Meaning & Inspiration

Dunsin Oyekan’s Yahweh is less of a composition and more of a theological siege. As someone who spends his days cutting lines that don't earn their keep, I usually bristle at the repetition here. It’s relentless. It grinds the same gears until the machine itself seems to disappear, leaving only the sound of a name being hammered into the air.

Yet, that’s exactly the point.

The lyrics admit defeat from the start: "Generations after generations / Keep praising You, yet no word sums You up." We spend so much energy trying to curate the perfect language for the divine, treating our praise like a literary competition. Oyekan tosses that vanity aside. He reaches a linguistic dead end and decides, instead of trying to be clever, to simply repeat the only thing he has left.

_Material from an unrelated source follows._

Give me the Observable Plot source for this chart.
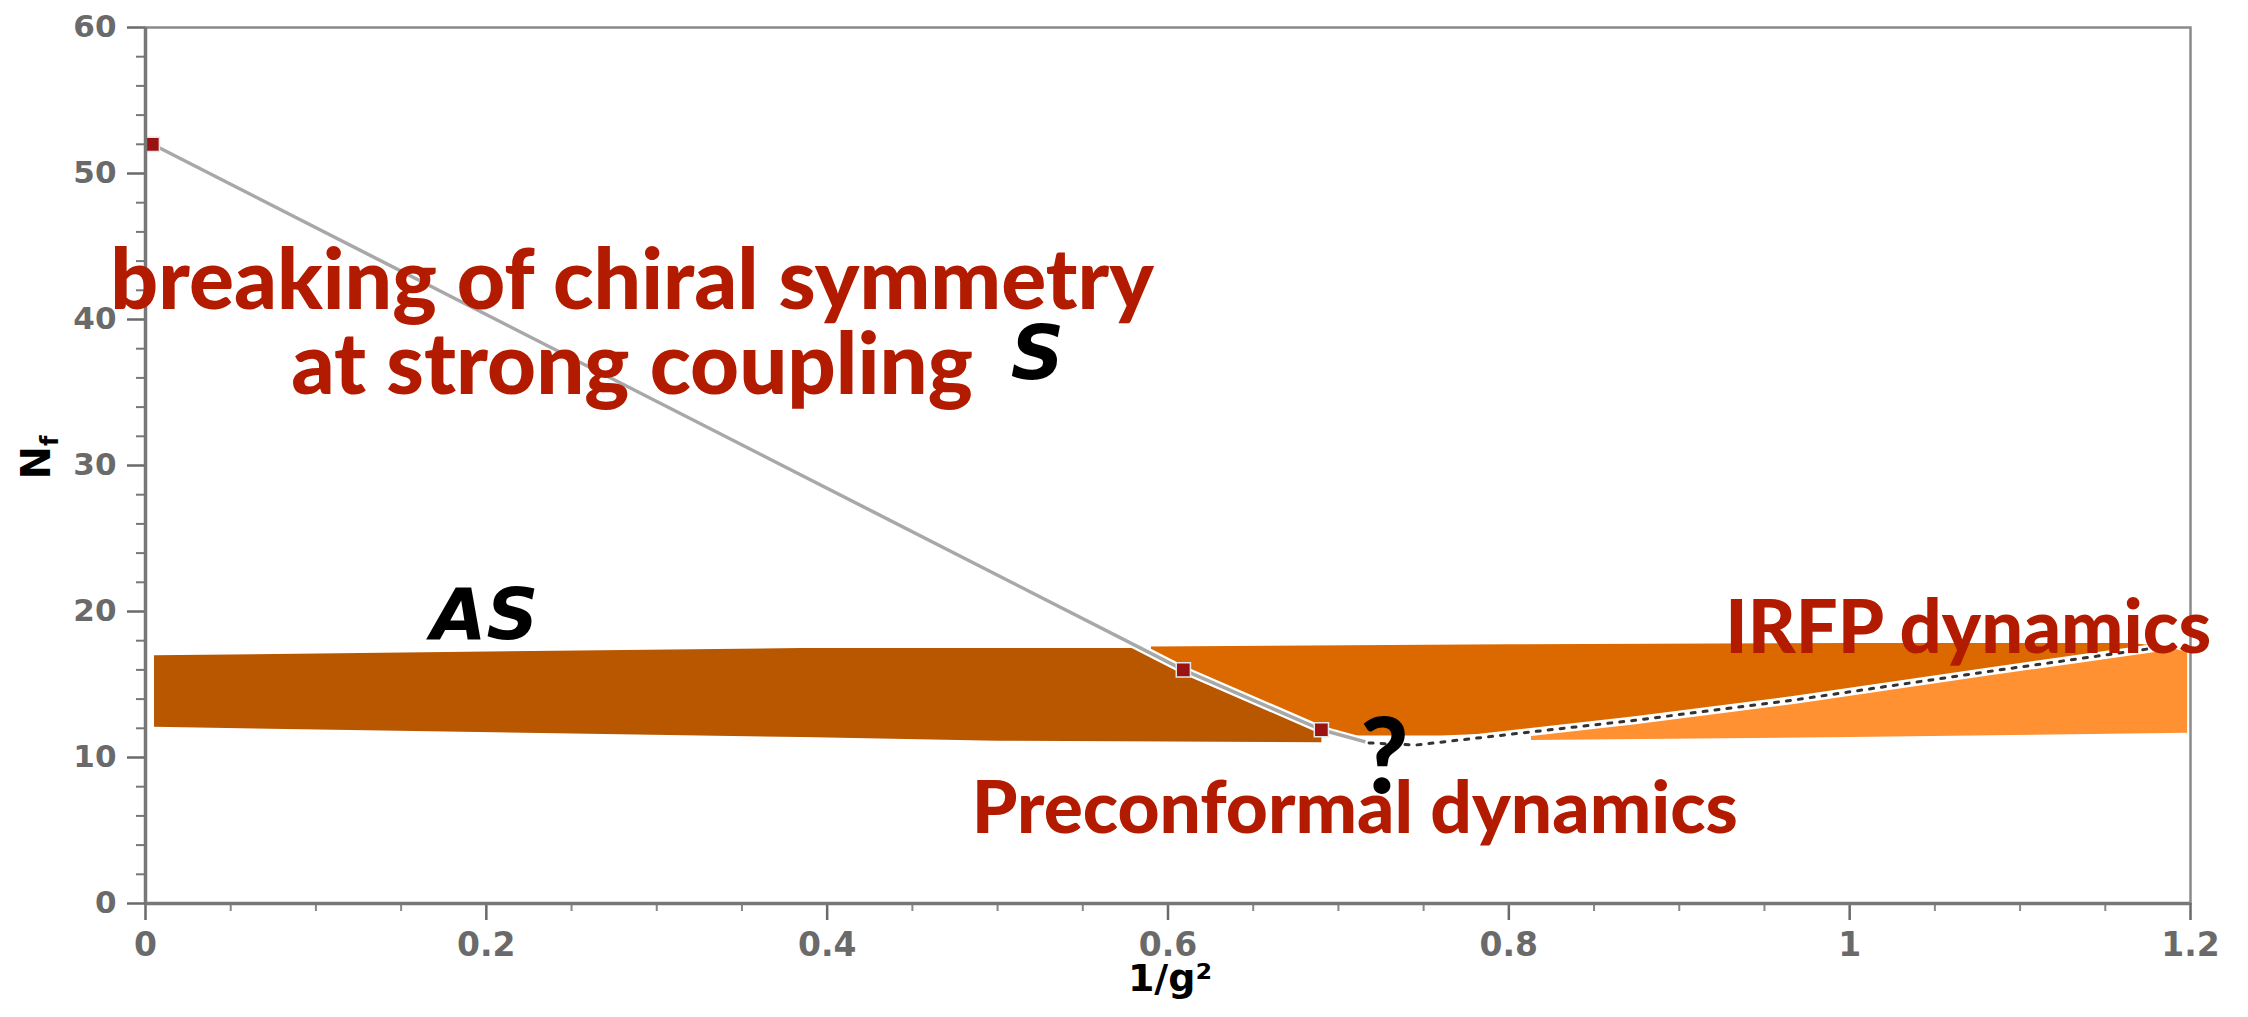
<!DOCTYPE html>
<html>
<head>
<meta charset="utf-8">
<script src="https://cdn.jsdelivr.net/npm/d3@7"></script>
<script src="https://cdn.jsdelivr.net/npm/@observablehq/plot@0.6"></script>
<style>
  html, body { margin: 0; padding: 0; background: #fff; }
  #chart svg { display: block; }
</style>
</head>
<body>
<div id="chart"></div>
<script>
// Phase boundary of the S representation (lattice points joined by a line)
const sLineX = [0.004, 0.609, 0.690, 0.718];
const sLineY = [52.0, 16.0, 11.9, 11.0];
const markerX = [0.004, 0.609, 0.690];
const markerY = [52.0, 16.0, 11.9];

// Boundary of the conformal window (dotted curve)
const irfpX = [0.718, 0.745, 0.813, 0.874, 0.968, 1.082, 1.185];
const irfpY = [11.0, 10.85, 11.75, 12.55, 13.95, 15.9, 17.6];

// Shaded regions for the AS representation
const brokenX = [0.005, 0.385, 0.584, 0.609, 0.690, 0.690, 0.500, 0.385, 0.005];
const brokenY = [17.0, 17.5, 17.5, 16.0, 11.9, 11.05, 11.15, 11.4, 12.1];
const preconfX = [0.590, 0.800, 1.000, 1.165, 1.185, 1.082, 0.968, 0.874, 0.813, 0.760, 0.700, 0.690, 0.609, 0.590];
const preconfY = [17.6, 17.75, 17.85, 17.85, 17.6, 15.9, 13.95, 12.55, 11.75, 11.5, 11.5, 11.9, 16.0, 17.1];
const irfpBandX = [0.813, 0.874, 0.968, 1.082, 1.185, 1.198, 1.198, 1.000, 0.813];
const irfpBandY = [11.75, 12.55, 13.95, 15.9, 17.6, 17.25, 11.7, 11.4, 11.2];

// Axis ticks
const xMajor = [0, 0.2, 0.4, 0.6, 0.8, 1, 1.2];
const xMinor = [0.05, 0.1, 0.15, 0.25, 0.3, 0.35, 0.45, 0.5, 0.55, 0.65, 0.7, 0.75, 0.85, 0.9, 0.95, 1.05, 1.1, 1.15];
const yMajor = [0, 10, 20, 30, 40, 50, 60];
const yMinor = [2, 4, 6, 8, 12, 14, 16, 18, 22, 24, 26, 28, 32, 34, 36, 38, 42, 44, 46, 48, 52, 54, 56, 58];

// Annotations
const noteText = ["breaking of chiral symmetry", "at strong coupling", "Preconformal dynamics", "IRFP dynamics"];
const noteX = [0.2855, 0.2855, 0.7096, 1.0696];
const noteY = [40.7, 34.9, 4.8, 17.15];
const noteSize = [84, 85, 73, 74];
const regionText = ["S", "AS"];
const regionX = [0.5234, 0.199];
const regionY = [35.9, 18.1];
const regionSize = [74, 72];

const pts = (xs, ys) => xs.map((x, i) => ({x, y: ys[i]}));
const notes = noteText.map((t, i) => ({text: t, x: noteX[i], y: noteY[i], size: noteSize[i]}));
const regions = regionText.map((t, i) => ({text: t, x: regionX[i], y: regionY[i], size: regionSize[i]}));

const chart = Plot.plot({
  width: 2248,
  height: 1017,
  marginLeft: 145,
  marginRight: 58,
  marginTop: 27,
  marginBottom: 114,
  x: {domain: [0, 1.2]},
  y: {domain: [0, 60]},
  style: {fontFamily: "DejaVu Sans", background: "#fff", color: "#000"},
  marks: [
    Plot.line(pts(brokenX, brokenY), {x: "x", y: "y", fill: "#b95600", stroke: "none", curve: "linear-closed"}),
    Plot.line(pts(preconfX, preconfY), {x: "x", y: "y", fill: "#dc6900", stroke: "none", curve: "linear-closed"}),
    Plot.line(pts(irfpBandX, irfpBandY), {x: "x", y: "y", fill: "#ff9132", stroke: "none", curve: "linear-closed"}),
    Plot.line(pts(sLineX, sLineY), {x: "x", y: "y", stroke: "#fff", strokeWidth: 8}),
    Plot.line(pts(sLineX, sLineY), {x: "x", y: "y", stroke: "#a8a8a8", strokeWidth: 3.5}),
    Plot.line(pts(irfpX, irfpY), {x: "x", y: "y", stroke: "#fff", strokeWidth: 8}),
    Plot.line(pts(irfpX, irfpY), {x: "x", y: "y", stroke: "#333", strokeWidth: 3, strokeDasharray: "4,8"}),
    Plot.dot(pts(markerX, markerY), {x: "x", y: "y", symbol: "square", r: 8, fill: "#9b1212", stroke: "#e6e6e6", strokeWidth: 1.5}),
    Plot.frame({stroke: "#8a8a8a", strokeWidth: 2.5}),
    Plot.axisY(yMajor, {tickSize: 18, tickPadding: 11, tickFormat: d => String(d), fontSize: 31, fontWeight: "bold", color: "#6a6a6a", strokeWidth: 2.5, label: null}),
    Plot.axisY(yMinor, {tickSize: 9, tickFormat: () => "", color: "#777", strokeWidth: 2, label: null}),
    Plot.axisX(xMajor, {tickSize: 17, tickPadding: 12, tickFormat: d => String(d), fontSize: 33, fontWeight: "bold", color: "#6a6a6a", strokeWidth: 2.5, label: null}),
    Plot.axisX(xMinor, {tickSize: 8, tickFormat: () => "", color: "#888", strokeWidth: 2, label: null}),
    Plot.ruleX([0], {stroke: "#777", strokeWidth: 3.5}),
    Plot.ruleY([0], {stroke: "#777", strokeWidth: 3.5}),
    Plot.text(["N"], {frameAnchor: "left", dx: -108, dy: 14, rotate: -90, fontSize: 40, fontWeight: "bold", fill: "#000"}),
    Plot.text(["1/g²"], {frameAnchor: "bottom", dx: 2, dy: 87, fontSize: 38, fontWeight: "bold", fill: "#000"}),
    Plot.text(regions, {x: "x", y: "y", text: "text", fontSize: "size", fontWeight: "bold", fontStyle: "italic", fill: "#000", lineAnchor: "bottom"}),
    Plot.text(["?"], {x: () => 0.727, y: () => 7.55, fontFamily: "Lato", fontSize: 104, fontWeight: 900, fill: "#000", lineAnchor: "bottom"}),
    Plot.text(notes, {x: "x", y: "y", text: "text", fontSize: "size", fontFamily: "Lato", fontWeight: 900, fill: "#b31b00", lineAnchor: "bottom"})
  ]
});

// Subscript f on the N axis title
d3.select(chart).selectAll("text")
  .filter(function () { return this.textContent === "N"; })
  .append("tspan").attr("dy", "0.3em").attr("font-size", "0.6em").text("f");

document.getElementById("chart").appendChild(chart);
</script>
</body>
</html>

The Power Line of this track is: "Then I ask the Lord, what name fits You? / And He said 'Yah'."

It works because it strips away the mediation of human intellect. We don't get a lecture. We don't get an attribute or a philosophical definition. We get a breath. In the Hebrew tradition, the name YHWH—often associated with the breath of life—is something you literally cannot pronounce without exhaling. It’s the sound of lungs emptying. By repeating "Yah," Oyekan forces the listener out of their head and into a physical act of surrender.

There is a strange, uncomfortable tension in how long this song goes on. By the fourth or fifth repetition of the chorus, the repetition stops feeling like a song and starts feeling like an endurance test. Does God actually care for the song, or just the fact that we’re still standing there, refusing to stop saying the name?

Maybe we spend too much time worrying about the "right" words, the "right" theology, the "right" way to articulate the infinite. Exodus 3:14 tells us He is the "I Am." It’s not a description; it’s a presence. When Oyekan keeps driving that one syllable home, he’s ignoring the editor’s red pen. He’s saying that when you finally encounter the King of Zion, you don’t need an eloquent thesis. You just need to keep breathing His name until your own identity feels small enough to get out of the way.

It’s an exhausting song, and I think that’s why it works. It stops being about the music and starts being about the posture. You walk away not having learned a new concept, but having been winded by a name that’s too big to hold. Sometimes, saying the same thing until your voice cracks is the most honest way to pray.